Día De Muertos - Day Of The Dead

El Catrin


As a global educator, it is very important to teach my students to be proud of our Mexican traditions and culture. My 3rd grade students and I connect to different classrooms around the world and share our projects about The Day of the Dead every November. 

My students and I make research about the origins of this holiday in Mexico and prepare our own material to present an interdisciplinary project to other elementary students. Students talk about the importance of marking Nov 1st by building altars in their homes, with offerings of food and drink for the departed, whom they believe their relatives return during this fiesta. We have collaborated and communicated with students from the USA, Alaska, Canada, Venezuela, Argentina, Brazil, Spain, Ghana, India and Australia.
Day of the Dead is celebrated in Mexico on November 1st and 2nd. It is a holiday in which Mexicans remember and honor their deceased loved ones. Though it may sound gloomy or morbid, it's not. It's a festive and colorful holiday. Mexicans visit cemeteries, decorate the graves and spend time there, in the presence of their deceased friends and family members. They also make elaborately decorated altars (called ofrendas) in their homes to welcome the spirits. 
Dia De Muertos Parade 2017
In Prehispanic times the dead were buried close to family homes (sometimes in a tomb underneath the house) and there was great emphasis on maintaining ties with deceased ancestors, who were believed to continue to exist on a different plane. With the arrival of the Spaniards and Catholicism, All Souls' and All Saints' Day practices were incorporated into Prehispanic beliefs and customs and the holiday as we know it today came to be celebrated. The belief behind Day of the Dead practices is that spirits return to the Earth for one day of the year to be with their families. It is said that the spirits of babies and children who have died (called angelitos, "little angels") arrive on October 31st at midnight, spend an entire day with their families and then leave. Adults come the following day. 

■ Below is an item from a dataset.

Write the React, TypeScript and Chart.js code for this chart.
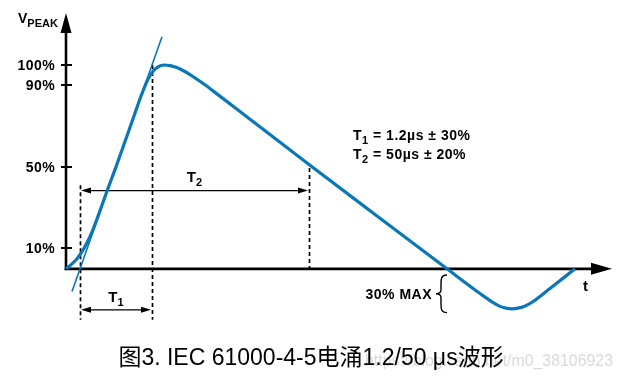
import React, { useEffect, useRef } from "react";
import { Chart, registerables } from "chart.js";

Chart.register(...registerables);

// Waveform (time in arbitrary drawing units, voltage in % of peak)
const curveT = [0, 3, 7, 11, 16, 21, 27, 34, 42, 50, 59, 68, 76, 82, 87, 92, 98, 104, 110, 117, 124, 131, 140, 147, 184, 243, 310, 381, 414, 426, 434, 440, 446, 452, 458, 466, 484, 509];
const curveV = [0, 1.2, 2.9, 5.0, 8.4, 12.8, 19.3, 28.5, 39.5, 50, 62.5, 75, 86, 93.0, 96.9, 99.1, 100, 99.7, 98.9, 97.3, 95.3, 93.0, 89.9, 87.3, 73.4, 51.2, 26.3, 0, -12.1, -16.2, -18.4, -19.3, -19.6, -19.3, -18.5, -16.4, -9.6, 0];

// Front tangent line (through 30% / 90% points)
const tangentT = [6, 96];
const tangentV = [-11.1, 113.9];

// Axis ticks
const yTickValues = [10, 50, 90, 100];
const yTickLabels = ["10%", "50%", "90%", "100%"];

// Scale ranges
const xRange = [0, 544];
const yRange = [-30, 125.5];
const xAxisEnd = 546;

// Dashed guide lines
const guideT = [14, 86, 243];
const guideTop = [41, 100, 49.5];
const guideBottom = [-25, -25, 0];

// Dimension arrows
const t1Span = [14, 86];
const t1Level = -20.1;
const t2Span = [14, 243];
const t2Level = 38.4;

// Undershoot brace
const braceT = 381;
const braceTop = -3;
const braceBottom = -21.5;

// Annotation texts
const specAnchorT = 287;
const specLevels = [63.2, 54.0];
const specLines = [
  ["T", "1", " = 1.2\u00b5s \u00b1 30%"],
  ["T", "2", " = 50\u00b5s \u00b1 20%"],
];
const undershootLabel = "30% MAX";
const yAxisTitle = ["V", "PEAK"];
const xAxisTitle = "t";
const caption = "图3. IEC 61000-4-5电涌1.2/50 μs波形";
const watermark = "https://blog.csdn.net/m0_38106923";

const BLUE = "#0a78b7";
const FONT = '"Liberation Sans", Arial, Helvetica, sans-serif';

function subText(
  ctx: CanvasRenderingContext2D,
  x: number,
  y: number,
  main: string,
  sub: string,
  rest: string,
  size: number,
  subSize: number,
  subDrop: number,
  align: "left" | "center"
) {
  ctx.font = `bold ${size}px ${FONT}`;
  const w1 = ctx.measureText(main).width;
  const w3 = rest ? ctx.measureText(rest).width : 0;
  ctx.font = `bold ${subSize}px ${FONT}`;
  const w2 = ctx.measureText(sub).width;
  const total = w1 + w2 + w3;
  let sx = align === "center" ? x - total / 2 : x;
  ctx.textAlign = "left";
  ctx.textBaseline = "alphabetic";
  ctx.font = `bold ${size}px ${FONT}`;
  ctx.fillText(main, sx, y);
  sx += w1;
  ctx.font = `bold ${subSize}px ${FONT}`;
  ctx.fillText(sub, sx, y + subDrop);
  sx += w2;
  ctx.font = `bold ${size}px ${FONT}`;
  if (rest) ctx.fillText(rest, sx, y);
}

function arrowHead(ctx: CanvasRenderingContext2D, tx: number, ty: number, dx: number, dy: number, len: number, half: number) {
  const bx = tx - dx * len;
  const by = ty - dy * len;
  ctx.beginPath();
  ctx.moveTo(tx, ty);
  ctx.lineTo(bx - dy * half, by + dx * half);
  ctx.lineTo(bx + dy * half, by - dx * half);
  ctx.closePath();
  ctx.fill();
}

const diagramPlugin = {
  id: "diagram",
  beforeDatasetsDraw(chart: any) {
    const ctx: CanvasRenderingContext2D = chart.ctx;
    const xs = chart.scales.x;
    const ys = chart.scales.y;
    const px = (v: number) => xs.getPixelForValue(v);
    const py = (v: number) => ys.getPixelForValue(v);
    const x0 = px(0);
    const y0 = py(0);
    ctx.save();
    ctx.fillStyle = "#000";
    ctx.strokeStyle = "#000";
    (ctx as any).letterSpacing = "0px";

    // dashed guides
    ctx.setLineDash([4, 3]);
    ctx.lineWidth = 1.7;
    guideT.forEach((t, i) => {
      ctx.beginPath();
      ctx.moveTo(Math.round(px(t)) + 0.5, py(guideTop[i]));
      ctx.lineTo(Math.round(px(t)) + 0.5, py(guideBottom[i]));
      ctx.stroke();
    });
    ctx.setLineDash([]);

    // dimension arrows
    ctx.lineWidth = 1.3;
    const dim = (span: number[], lvl: number) => {
      const a = px(span[0]) + 1;
      const b = px(span[1]) - 1;
      const y = py(lvl);
      ctx.beginPath();
      ctx.moveTo(a + 4, y);
      ctx.lineTo(b - 4, y);
      ctx.stroke();
      arrowHead(ctx, a, y, -1, 0, 10, 3);
      arrowHead(ctx, b, y, 1, 0, 10, 3);
    };
    dim(t1Span, t1Level);
    dim(t2Span, t2Level);
    subText(ctx, (px(t1Span[0]) + px(t1Span[1])) / 2, py(t1Level) - 8, "T", "1", "", 15, 11, 4, "center");
    subText(ctx, (px(t2Span[0]) + px(t2Span[1])) / 2, py(t2Level) - 8.5, "T", "2", "", 15, 11, 4, "center");

    // axes
    ctx.lineWidth = 2.6;
    const yTop = py(yRange[1]);
    ctx.beginPath();
    ctx.moveTo(x0, y0 + 1.3);
    ctx.lineTo(x0, yTop + 12);
    ctx.stroke();
    arrowHead(ctx, x0, yTop, 0, -1, 20, 5.5);
    const xEnd = px(xAxisEnd);
    ctx.beginPath();
    ctx.moveTo(x0 - 1.3, y0);
    ctx.lineTo(xEnd - 12, y0);
    ctx.stroke();
    arrowHead(ctx, xEnd, y0, 1, 0, 21, 6);

    // y ticks
    ctx.lineWidth = 2;
    (ctx as any).letterSpacing = "0.4px";
    ctx.font = `bold 14px ${FONT}`;
    ctx.textAlign = "right";
    ctx.textBaseline = "middle";
    yTickValues.forEach((v, i) => {
      const y = Math.round(py(v));
      ctx.beginPath();
      ctx.moveTo(x0 - 5, y);
      ctx.lineTo(x0 + 6, y);
      ctx.stroke();
      ctx.fillText(yTickLabels[i], x0 - 11, y + 1);
    });
    (ctx as any).letterSpacing = "0px";

    // axis titles
    subText(ctx, 18, 23, yAxisTitle[0], yAxisTitle[1], "", 14, 11, 4, "left");
    ctx.font = `bold 15px ${FONT}`;
    ctx.textAlign = "left";
    ctx.textBaseline = "alphabetic";
    ctx.fillText(xAxisTitle, xEnd - 29, y0 + 22);

    // spec text
    (ctx as any).letterSpacing = "0.5px";
    specLines.forEach((ln, i) => {
      subText(ctx, px(specAnchorT), py(specLevels[i]), ln[0], ln[1], ln[2], 14, 11, 4, "left");
    });

    // brace
    const bx = px(braceT);
    const bt = py(braceTop);
    const bb = py(braceBottom);
    const bm = (bt + bb) / 2;
    ctx.lineWidth = 1.4;
    ctx.beginPath();
    ctx.moveTo(bx, bt);
    ctx.bezierCurveTo(bx - 6, bt, bx - 6, bt + 4, bx - 6, bt + 9);
    ctx.lineTo(bx - 6, bm - 4);
    ctx.bezierCurveTo(bx - 6, bm - 1, bx - 8, bm, bx - 11, bm);
    ctx.bezierCurveTo(bx - 8, bm, bx - 6, bm + 1, bx - 6, bm + 4);
    ctx.lineTo(bx - 6, bb - 9);
    ctx.bezierCurveTo(bx - 6, bb - 4, bx - 6, bb, bx, bb);
    ctx.stroke();
    ctx.font = `bold 14px ${FONT}`;
    ctx.textAlign = "right";
    ctx.textBaseline = "alphabetic";
    ctx.fillText(undershootLabel, bx - 15, bm + 5);
    (ctx as any).letterSpacing = "0px";

    // watermark and caption
    ctx.font = `17px ${FONT}`;
    ctx.textAlign = "left";
    ctx.fillStyle = "rgba(170,170,170,0.45)";
    ctx.fillText(watermark, 365, 366, 248);
    ctx.fillStyle = "#000";
    ctx.font = `23px ${FONT}, "Noto Sans CJK SC"`;
    ctx.textAlign = "center";
    ctx.fillText(caption, 311, 365, 388);
    ctx.restore();
  },
};

export default function App() {
  const ref = useRef<HTMLCanvasElement>(null);
  useEffect(() => {
    document.body.style.margin = "0";
    const curve = curveT.map((t, i) => ({ x: t, y: curveV[i] }));
    const tangent = tangentT.map((t, i) => ({ x: t, y: tangentV[i] }));
    const chart = new Chart(ref.current!, {
      type: "line",
      data: {
        datasets: [
          {
            data: curve,
            borderColor: BLUE,
            borderWidth: 3.2,
            pointRadius: 0,
            cubicInterpolationMode: "monotone",
            fill: false,
            clip: false,
          } as any,
          {
            data: tangent,
            borderColor: BLUE,
            borderWidth: 1.6,
            pointRadius: 0,
            fill: false,
            clip: false,
          } as any,
        ],
      },
      options: {
        animation: false,
        responsive: true,
        maintainAspectRatio: false,
        devicePixelRatio: 1,
        layout: { padding: { left: 66, right: 13, top: 13, bottom: 49 } },
        scales: {
          x: { type: "linear", min: xRange[0], max: xRange[1], display: false },
          y: { type: "linear", min: yRange[0], max: yRange[1], display: false },
        },
        plugins: { legend: { display: false }, tooltip: { enabled: false }, title: { display: false } },
        events: [],
      },
      plugins: [diagramPlugin],
    });
    return () => chart.destroy();
  }, []);
  return (
    <div style={{ position: "relative", width: 623, height: 379 }}>
      <canvas ref={ref} />
    </div>
  );
}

Because of its importance as a defining aspect of Mexican culture and the unique aspects of the celebration, which have been passed down through generations, Mexico's indigenous festivity dedicated to the dead was recognized by UNESCO as part of the intangible cultural heritage of humanity in 2008.


The spirits are greeted with offerings of special foods and things that they enjoyed when they were alive. These are laid out on an altar in the family home. It is believed that the spirits consume the essence and the aroma of the foods that are offered. When the spirits depart, the living consume the food and share it with their family, friends and neighbors.




Other items that are placed on the altar include sugar skulls, often with the person's name inscribed on the top, pan de Muertos, a special bread that is made especially for the season, and cempasuchil (marigolds) which bloom at this time of year and lend a special fragrance to the altar.

These are laid out on an altar in the family home. It is believed that the spirits consume the essence and the aroma of the foods that are offered. When the spirits depart, the living consume the food and share it with their family, friends and neighbors. Other items that are placed on the altar include sugar skulls, often with the person's name inscribed on the top, pan de Muertos, a special bread that is made especially for the season, and cempasuchil (marigolds) which bloom at this time of year and lend a special fragrance to the altar.